#### Problem statement
Only the lines from the top of the listing below to the line that has "from matplotlib.ticker import MultipleLocator" should be echoed, with both ends kept and pictures left out.

#### Supplied information

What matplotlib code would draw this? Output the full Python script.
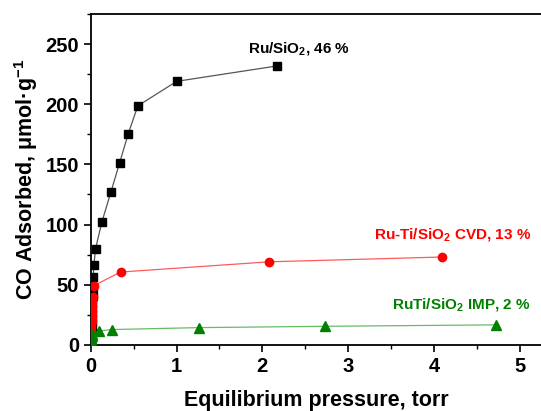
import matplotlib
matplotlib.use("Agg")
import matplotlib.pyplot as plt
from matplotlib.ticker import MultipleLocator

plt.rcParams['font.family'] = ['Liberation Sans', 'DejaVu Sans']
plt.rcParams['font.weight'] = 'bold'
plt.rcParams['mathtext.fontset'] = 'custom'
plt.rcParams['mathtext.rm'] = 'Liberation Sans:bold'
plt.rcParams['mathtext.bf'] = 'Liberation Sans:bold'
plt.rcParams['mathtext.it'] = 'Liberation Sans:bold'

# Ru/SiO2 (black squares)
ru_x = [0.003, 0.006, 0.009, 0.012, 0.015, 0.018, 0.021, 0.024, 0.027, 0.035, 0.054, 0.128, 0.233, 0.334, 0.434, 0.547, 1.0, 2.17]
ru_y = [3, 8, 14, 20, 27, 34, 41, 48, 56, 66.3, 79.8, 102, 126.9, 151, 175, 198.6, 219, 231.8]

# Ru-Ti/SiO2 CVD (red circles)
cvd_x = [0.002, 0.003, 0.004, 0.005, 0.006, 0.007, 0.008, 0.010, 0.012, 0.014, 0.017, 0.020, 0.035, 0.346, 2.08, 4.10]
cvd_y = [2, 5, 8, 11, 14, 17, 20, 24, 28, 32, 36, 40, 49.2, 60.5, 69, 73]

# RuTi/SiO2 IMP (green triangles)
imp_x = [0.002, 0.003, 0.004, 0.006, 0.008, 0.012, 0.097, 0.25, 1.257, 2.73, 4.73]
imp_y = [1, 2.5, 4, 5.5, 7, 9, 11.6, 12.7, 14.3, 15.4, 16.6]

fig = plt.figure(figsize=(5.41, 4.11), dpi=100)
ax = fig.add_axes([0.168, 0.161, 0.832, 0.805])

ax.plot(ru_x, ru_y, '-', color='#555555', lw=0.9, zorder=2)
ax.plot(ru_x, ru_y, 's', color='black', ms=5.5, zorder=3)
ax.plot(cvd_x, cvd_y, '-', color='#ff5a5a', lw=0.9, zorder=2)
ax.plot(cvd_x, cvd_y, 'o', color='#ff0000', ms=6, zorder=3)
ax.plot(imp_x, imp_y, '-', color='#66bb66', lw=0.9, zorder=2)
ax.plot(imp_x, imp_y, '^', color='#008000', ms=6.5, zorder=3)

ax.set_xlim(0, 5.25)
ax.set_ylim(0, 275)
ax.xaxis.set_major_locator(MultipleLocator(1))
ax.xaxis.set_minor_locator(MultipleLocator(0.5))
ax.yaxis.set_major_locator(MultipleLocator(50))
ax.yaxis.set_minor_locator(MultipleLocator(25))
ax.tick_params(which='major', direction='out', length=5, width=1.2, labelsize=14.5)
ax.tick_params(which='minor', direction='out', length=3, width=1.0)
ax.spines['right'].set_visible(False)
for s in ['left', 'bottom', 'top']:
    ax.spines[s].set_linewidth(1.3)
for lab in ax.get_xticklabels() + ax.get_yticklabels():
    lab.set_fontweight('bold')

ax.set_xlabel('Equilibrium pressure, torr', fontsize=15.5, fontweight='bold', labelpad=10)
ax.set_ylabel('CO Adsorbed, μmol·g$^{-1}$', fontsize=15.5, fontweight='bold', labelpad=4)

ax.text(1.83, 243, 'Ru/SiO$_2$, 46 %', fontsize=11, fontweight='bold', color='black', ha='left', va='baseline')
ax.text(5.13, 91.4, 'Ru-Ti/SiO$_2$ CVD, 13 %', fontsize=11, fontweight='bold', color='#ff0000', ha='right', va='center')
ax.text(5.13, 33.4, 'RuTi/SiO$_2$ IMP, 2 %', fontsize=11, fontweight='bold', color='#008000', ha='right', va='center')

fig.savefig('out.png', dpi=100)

#### Answer to this exercise
What matplotlib code would draw this? Output the full Python script.
import matplotlib
matplotlib.use("Agg")
import matplotlib.pyplot as plt
from matplotlib.ticker import MultipleLocator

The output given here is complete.